Well of course, we know why, we know they don’t yet understand, they don’t even comprehend that Jesus will die. That being so, they don’t know what they think they know, which is more dangerous the Donald Rumsfeld’s observation that what you don’t know that you don’t know is the most dangerous.  It is reminiscent of John’s account of the feeding of the five thousand when Jesus perceives they are about o come and make him king, and Jesus withdraws to the mountain by himself.

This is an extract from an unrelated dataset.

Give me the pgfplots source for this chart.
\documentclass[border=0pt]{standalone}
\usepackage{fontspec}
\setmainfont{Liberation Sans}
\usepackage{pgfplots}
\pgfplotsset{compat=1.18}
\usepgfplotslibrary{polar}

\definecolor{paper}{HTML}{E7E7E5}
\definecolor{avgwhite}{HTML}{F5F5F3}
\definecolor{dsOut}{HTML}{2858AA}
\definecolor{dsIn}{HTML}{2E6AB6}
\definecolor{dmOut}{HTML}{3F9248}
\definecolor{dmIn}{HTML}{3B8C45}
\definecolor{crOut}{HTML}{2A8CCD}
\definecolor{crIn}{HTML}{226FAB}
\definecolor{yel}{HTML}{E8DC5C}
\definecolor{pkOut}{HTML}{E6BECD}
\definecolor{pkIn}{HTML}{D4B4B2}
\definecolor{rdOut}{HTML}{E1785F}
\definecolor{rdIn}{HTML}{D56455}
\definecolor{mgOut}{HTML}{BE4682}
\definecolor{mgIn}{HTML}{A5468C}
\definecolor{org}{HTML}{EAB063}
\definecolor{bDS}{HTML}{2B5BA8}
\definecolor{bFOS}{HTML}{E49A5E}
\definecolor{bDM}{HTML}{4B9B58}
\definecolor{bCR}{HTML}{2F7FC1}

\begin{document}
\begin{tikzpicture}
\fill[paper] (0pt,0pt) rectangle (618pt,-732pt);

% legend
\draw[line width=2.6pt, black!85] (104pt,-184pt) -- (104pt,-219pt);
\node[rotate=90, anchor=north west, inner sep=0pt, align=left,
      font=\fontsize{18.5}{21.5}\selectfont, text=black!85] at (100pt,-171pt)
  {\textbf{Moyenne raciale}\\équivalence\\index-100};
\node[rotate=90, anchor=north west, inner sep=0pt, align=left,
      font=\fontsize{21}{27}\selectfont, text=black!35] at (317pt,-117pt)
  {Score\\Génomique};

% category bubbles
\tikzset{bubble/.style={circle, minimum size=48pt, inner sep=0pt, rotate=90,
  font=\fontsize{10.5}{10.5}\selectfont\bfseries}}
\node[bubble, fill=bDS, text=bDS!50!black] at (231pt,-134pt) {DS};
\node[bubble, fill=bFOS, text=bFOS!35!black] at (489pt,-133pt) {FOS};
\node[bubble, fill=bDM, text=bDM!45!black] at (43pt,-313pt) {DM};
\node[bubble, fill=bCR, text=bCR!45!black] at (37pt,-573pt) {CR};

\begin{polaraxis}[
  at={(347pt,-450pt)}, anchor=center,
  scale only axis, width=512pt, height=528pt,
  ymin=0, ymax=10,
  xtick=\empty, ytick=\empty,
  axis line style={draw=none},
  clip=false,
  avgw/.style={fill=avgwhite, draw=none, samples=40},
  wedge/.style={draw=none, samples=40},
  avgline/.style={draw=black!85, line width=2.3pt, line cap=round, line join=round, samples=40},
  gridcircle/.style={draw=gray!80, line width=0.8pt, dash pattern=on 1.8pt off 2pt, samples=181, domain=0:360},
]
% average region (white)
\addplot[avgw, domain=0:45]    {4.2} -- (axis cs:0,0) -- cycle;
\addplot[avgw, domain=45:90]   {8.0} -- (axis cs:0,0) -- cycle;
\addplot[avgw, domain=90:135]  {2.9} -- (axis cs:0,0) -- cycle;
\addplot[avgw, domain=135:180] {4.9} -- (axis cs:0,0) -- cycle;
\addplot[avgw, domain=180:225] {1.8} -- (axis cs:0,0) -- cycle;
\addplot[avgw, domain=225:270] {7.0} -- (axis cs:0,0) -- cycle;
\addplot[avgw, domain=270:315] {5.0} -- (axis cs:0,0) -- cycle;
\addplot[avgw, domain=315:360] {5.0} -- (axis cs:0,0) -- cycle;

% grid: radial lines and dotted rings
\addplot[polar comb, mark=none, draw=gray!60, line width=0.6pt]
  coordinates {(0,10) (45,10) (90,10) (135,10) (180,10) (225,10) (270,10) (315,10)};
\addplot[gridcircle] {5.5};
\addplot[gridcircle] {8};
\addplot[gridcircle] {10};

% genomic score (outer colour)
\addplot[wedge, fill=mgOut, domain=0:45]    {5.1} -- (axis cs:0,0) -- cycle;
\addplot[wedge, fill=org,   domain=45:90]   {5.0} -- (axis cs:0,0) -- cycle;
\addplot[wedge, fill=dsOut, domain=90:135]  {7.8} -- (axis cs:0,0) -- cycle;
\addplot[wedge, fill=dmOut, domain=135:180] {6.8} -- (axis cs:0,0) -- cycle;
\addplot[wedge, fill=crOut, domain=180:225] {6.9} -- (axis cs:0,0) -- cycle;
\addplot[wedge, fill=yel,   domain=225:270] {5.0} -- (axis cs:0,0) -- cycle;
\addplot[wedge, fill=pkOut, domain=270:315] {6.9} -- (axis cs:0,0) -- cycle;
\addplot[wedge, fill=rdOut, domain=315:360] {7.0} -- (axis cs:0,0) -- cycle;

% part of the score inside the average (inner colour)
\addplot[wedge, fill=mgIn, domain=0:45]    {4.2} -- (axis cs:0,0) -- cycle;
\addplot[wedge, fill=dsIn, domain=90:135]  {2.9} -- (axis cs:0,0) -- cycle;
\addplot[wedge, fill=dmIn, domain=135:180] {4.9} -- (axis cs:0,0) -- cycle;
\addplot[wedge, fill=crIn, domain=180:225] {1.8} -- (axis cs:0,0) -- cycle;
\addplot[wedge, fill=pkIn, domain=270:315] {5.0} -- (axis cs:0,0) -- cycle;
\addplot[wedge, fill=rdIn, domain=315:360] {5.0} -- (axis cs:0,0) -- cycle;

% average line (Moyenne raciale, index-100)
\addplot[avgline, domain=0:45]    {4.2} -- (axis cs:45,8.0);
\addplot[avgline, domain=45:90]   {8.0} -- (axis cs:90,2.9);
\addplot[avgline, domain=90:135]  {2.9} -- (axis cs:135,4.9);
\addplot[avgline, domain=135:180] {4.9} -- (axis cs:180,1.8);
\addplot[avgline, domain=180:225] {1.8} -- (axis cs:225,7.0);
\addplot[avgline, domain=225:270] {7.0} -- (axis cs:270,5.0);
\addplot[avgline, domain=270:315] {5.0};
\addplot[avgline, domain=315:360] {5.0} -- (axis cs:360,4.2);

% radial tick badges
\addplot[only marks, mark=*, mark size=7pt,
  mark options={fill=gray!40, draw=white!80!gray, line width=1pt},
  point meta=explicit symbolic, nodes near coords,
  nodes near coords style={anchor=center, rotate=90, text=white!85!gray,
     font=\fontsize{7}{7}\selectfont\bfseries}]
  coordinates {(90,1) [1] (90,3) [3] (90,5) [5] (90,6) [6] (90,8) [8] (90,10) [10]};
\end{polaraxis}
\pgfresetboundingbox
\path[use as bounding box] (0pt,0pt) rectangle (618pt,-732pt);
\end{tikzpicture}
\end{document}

There is a time for seasons, there is a time to wait, a time trust, because we may not know what we think we have witnessed.

The sound of

Yesterday on one of various journeys I listened to Terry Gross interview Trevor cox author of  The Sound Book. (Here’s the link: http://www.npr.org/2014/02/19/279628642/o ne-mans-quest-to -find-the-sonic-wonders-o f-the-world).  It begins with the sound of a starter pistol fired in an old oil tank; it was loud, reverberating for 30 seconds. That was followed by the same pistol fired in an anechoic chamber (which absorbs sounds prevents echoes) and it is literally a quite lip “put.”

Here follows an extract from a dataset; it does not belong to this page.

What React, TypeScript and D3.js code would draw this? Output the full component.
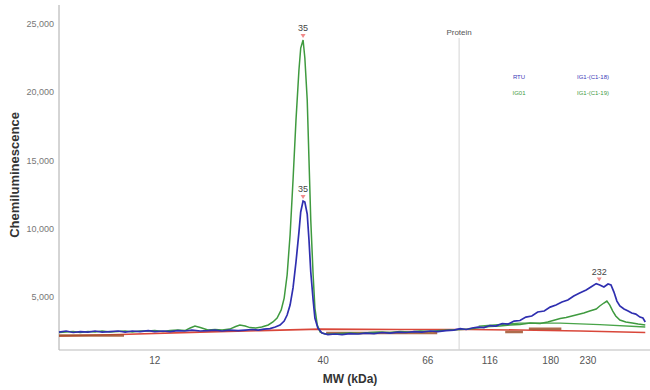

Later Cox’s speaks about the acoustics of cathedrals. St. Paul’s Cathedral in London is a whispering gallery; you can whisper into the wall and it travels around the dome to a person on the other side who hears it coming out of the wall. In other’s the structure echoes so well we are inclined to whisper, which he think contribute to our felling of reverence in them. What came to me is how the environment changes the way we perceive what is going on around us.

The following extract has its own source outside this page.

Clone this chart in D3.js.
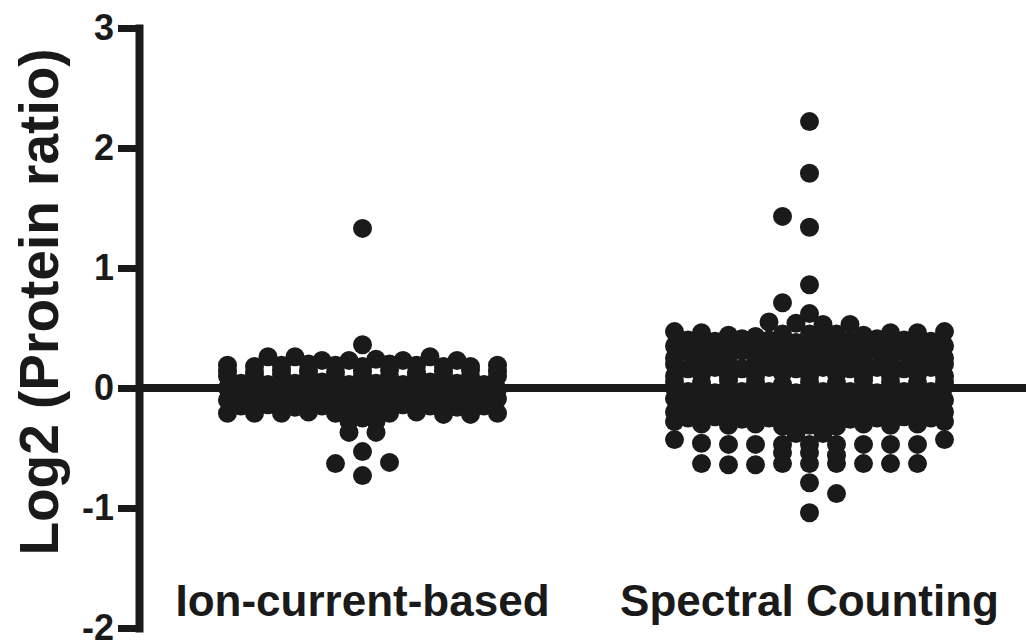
<!DOCTYPE html>
<html>
<head>
<meta charset="utf-8">
<script src="https://cdn.jsdelivr.net/npm/d3@7"></script>
<style>
  html, body { margin: 0; padding: 0; background: #ffffff; }
  svg { display: block; }
</style>
</head>
<body>
<svg id="chart" width="1026" height="644"></svg>
<script>
// Column categories
const categories = ["Ion-current-based", "Spectral Counting"];

// Log2 protein ratios, ion-current-based quantification
const ionCurrentValues = [
  1.33,
  0.36,
  0.26, 0.26, 0.23, 0.23, 0.24, 0.23, 0.26, 0.23,
  0.19, 0.18, 0.19, 0.20, 0.19, 0.18, 0.20, 0.19, 0.18, 0.18, 0.19,
  0.14, 0.13, 0.15, 0.14, 0.13, 0.14, 0.15, 0.13, 0.14, 0.15, 0.14,
  0.10, 0.09, 0.11, 0.10, 0.08, 0.10, 0.09, 0.11, 0.10, 0.09, 0.10,
  0.04, 0.03, 0.04, 0.05, 0.03, 0.04, 0.03, 0.05, 0.04, 0.03,
  0.00, -0.01, 0.01, 0.00, -0.02, 0.01, 0.00, -0.01, 0.02, 0.00, -0.01,
  -0.05, -0.04, -0.06, -0.05, -0.04, -0.05, -0.06, -0.04, -0.05, -0.05,
  -0.10, -0.09, -0.11, -0.10, -0.10, -0.12, -0.09, -0.10, -0.11, -0.10, -0.09,
  -0.15, -0.14, -0.16, -0.15, -0.15, -0.16, -0.14, -0.15, -0.16, -0.15,
  -0.21, -0.21, -0.21, -0.20, -0.21, -0.21, -0.21, -0.20, -0.22, -0.22, -0.21,
  -0.25,
  -0.28, -0.28,
  -0.37, -0.37,
  -0.53,
  -0.62,
  -0.63,
  -0.73
];

// Log2 protein ratios, spectral counting quantification
const spectralCountingValues = [
  2.22,
  1.79,
  1.43,
  1.34,
  0.86,
  0.71,
  0.62,
  0.55, 0.54, 0.53, 0.53,
  0.47, 0.46, 0.44, 0.43, 0.45, 0.45, 0.45, 0.44, 0.46, 0.46, 0.47,
  0.40, 0.39, 0.41, 0.40, 0.38, 0.40, 0.39, 0.41, 0.40, 0.39,
  0.35, 0.34, 0.36, 0.35, 0.33, 0.35, 0.34, 0.36, 0.35, 0.36, 0.35,
  0.30, 0.29, 0.31, 0.30, 0.28, 0.30, 0.29, 0.31, 0.30, 0.29,
  0.25, 0.24, 0.26, 0.25, 0.23, 0.25, 0.24, 0.26, 0.25, 0.24, 0.25,
  0.20, 0.19, 0.21, 0.20, 0.18, 0.20, 0.19, 0.21, 0.20, 0.19, 0.20,
  0.16, 0.17, 0.16, 0.17, 0.16, 0.17, 0.16, 0.17, 0.16, 0.17,
  0.10, 0.11, 0.09, 0.10, 0.12, 0.10, 0.11, 0.09, 0.10, 0.11, 0.10,
  0.05, 0.04, 0.06, 0.05, 0.03, 0.05, 0.04, 0.06, 0.05, 0.04, 0.05,
  0.00, -0.01, 0.01, 0.00, 0.02, -0.02, 0.00, 0.01, -0.01, 0.00, 0.01,
  -0.03, -0.04, -0.03, -0.03, -0.04, -0.03, -0.03, -0.04, -0.03, -0.03,
  -0.09, -0.10, -0.08, -0.10, -0.11, -0.09, -0.10, -0.08, -0.10, -0.09, -0.10,
  -0.15, -0.14, -0.16, -0.15, -0.14, -0.15, -0.16, -0.15, -0.14, -0.15,
  -0.20, -0.19, -0.21, -0.20, -0.22, -0.20, -0.19, -0.21, -0.20, -0.19, -0.20,
  -0.25, -0.24, -0.26, -0.25, -0.24, -0.25, -0.26, -0.25, -0.24, -0.25,
  -0.28, -0.30, -0.31, -0.30, -0.32, -0.31, -0.32, -0.30, -0.31, -0.30, -0.28,
  -0.37, -0.38, -0.38, -0.37,
  -0.43, -0.46, -0.47, -0.47, -0.47, -0.47, -0.47, -0.47, -0.47, -0.47, -0.43,
  -0.54, -0.54, -0.56,
  -0.63, -0.64, -0.64, -0.63, -0.63, -0.63, -0.63, -0.63, -0.63,
  -0.79,
  -0.88,
  -1.04
];

const yTicks = [-2, -1, 0, 1, 2, 3];
const yLabel = "Log2 (Protein ratio)";

// ---- layout ----
const width = 1026, height = 644;
const ink = "#1a1a1a";
const dotR = 9.5;        // symbol radius
const colStep = 27;      // horizontal distance between adjacent columns
const maxSlot = 5;       // columns either side of centre
const rowStep = 0.05;    // value height of one scatter row

const svg = d3.select("#chart");

const y = d3.scaleLinear().domain([-2, 3]).range([628, 28]);
const x = d3.scaleBand().domain(categories).range([139, 1033]);

// Column-scatter layout: values sharing a row are centred side by side;
// sparse rows step aside by up to one column when they would overlap.
function columnScatter(values, cx) {
  const rows = d3.groups(values, v => Math.round(v / rowStep));
  rows.sort((a, b) => Math.abs(a[0]) - Math.abs(b[0]) || b[0] - a[0]);
  const placed = [];
  const limit = 2 * dotR - 0.5;
  rows.forEach(([k, vs]) => {
    const n = vs.length;
    const base = vs.map((v, i) => i - (n - 1) / 2);
    const dir = k >= 0 ? -1 : 1;
    const shifts = [0, 0.5 * dir, -0.5 * dir, dir, -dir];
    let chosen = 0;
    for (const s of shifts) {
      const slots = base.map(b => b + s);
      if (slots.some(o => Math.abs(o) > maxSlot)) continue;
      const hit = slots.some((o, i) => placed.some(p =>
        Math.hypot((p.slot - o) * colStep, p.py - y(vs[i])) < limit));
      if (!hit) { chosen = s; break; }
    }
    vs.forEach((v, i) => placed.push({ value: v, slot: base[i] + chosen, py: y(v) }));
  });
  return placed.map(p => ({ ...p, px: cx + p.slot * colStep }));
}

const groups = [
  { name: categories[0], values: ionCurrentValues },
  { name: categories[1], values: spectralCountingValues }
];

// zero reference line
svg.append("line")
  .attr("x1", 139).attr("x2", width)
  .attr("y1", y(0)).attr("y2", y(0))
  .attr("stroke", ink).attr("stroke-width", 8);

// points
groups.forEach(g => {
  const cx = x(g.name) + x.bandwidth() / 2;
  svg.append("g")
    .selectAll("circle")
    .data(columnScatter(g.values, cx))
    .join("circle")
    .attr("cx", d => d.px)
    .attr("cy", d => d.py)
    .attr("r", dotR)
    .attr("fill", ink);
});

// y axis (plain hyphen for negative labels)
const yAxis = svg.append("g")
  .attr("transform", "translate(139,0)")
  .call(d3.axisLeft(y).tickValues(yTicks).tickSize(21).tickSizeOuter(0).tickPadding(4)
    .tickFormat(d => String(d)));
yAxis.select(".domain")
  .attr("stroke", ink).attr("stroke-width", 8).attr("stroke-linecap", "square");
yAxis.selectAll(".tick line")
  .attr("stroke", ink).attr("stroke-width", 7);
yAxis.selectAll(".tick text")
  .attr("fill", ink)
  .style("font-family", "'Liberation Sans', Arial, sans-serif")
  .style("font-weight", "bold")
  .style("font-size", "36px");

// y axis title
svg.append("text")
  .attr("transform", `translate(58,${(y(3) + y(-2)) / 2 - 26}) rotate(-90)`)
  .attr("text-anchor", "middle")
  .attr("fill", ink)
  .style("font-family", "'Liberation Sans', Arial, sans-serif")
  .style("font-weight", "bold")
  .style("font-size", "55px")
  .text(yLabel);

// category labels
svg.append("g")
  .selectAll("text")
  .data(categories)
  .join("text")
  .attr("x", d => x(d) + x.bandwidth() / 2)
  .attr("y", 616)
  .attr("text-anchor", "middle")
  .attr("fill", ink)
  .style("font-family", "'Liberation Sans', Arial, sans-serif")
  .style("font-weight", "bold")
  .style("font-size", "44px")
  .text(d => d);
</script>
</body>
</html>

Paul refers to us as God’s temple a dwelling place of God. So I wonder what kind of temple are we, whispering like St Paul’s, echoing like many, reverberating like the oil tank, or absorbing like the anechoic chamber. I wonder how we, as individuals and a faith community, effect the way those around us perceive the presence of God?

 

It’s my center.

I love gifts, especially unexpected gifts from unexpected places. I received one last night. I joined our Friday Families group for pizza as we watched Rise of the Guardians a clever tale weaving many children’s characters together into one story. It’s cute, with Hugh Jackman doing Bunny’s voice,[i] it has to be; and as with many of these movies within the story line are many great lessons.  One that stuck out is North speaking to Jack We are very busy bringing joy to children, we don’t have time for children. [ii]

My gift however is the conversation between Jack and North where North is trying to explain to Jack about his center. He hands Jack a Matryoshka Doll, one of the Russian stackable dolls painted like North. Handing it to Jack he says This is how you see me, very big and intimidating… Jack opens the dolls and seeing the next one says: You are downright jolly, and the next layer: and serious, then the next: and fearless, and the last Jack says: There’s a tiny wooden baby. North: Look closer. What do you see?  Jack: You have big eyes… North: Yes! Big eyes, very big, because they are full of wonder. That is my center. It is what I was born with, eyes that have only seen the wonder in everything! Eyes that see lights in the trees and magic in the air. This wonder is what I put into the world, and what I protect in children. It is what makes me a guardian. It is my center, what is yours? Jack: I don’t know. [iii]

‘Center’ is another way of saying identity, who you are. Isaiah, John and Paul are all speaking to identity, the servant’s, Israel’s, Jesus’, and ours. It raises a question: Are we more like North, knowing and living who we are, or more like Jack and not knowing?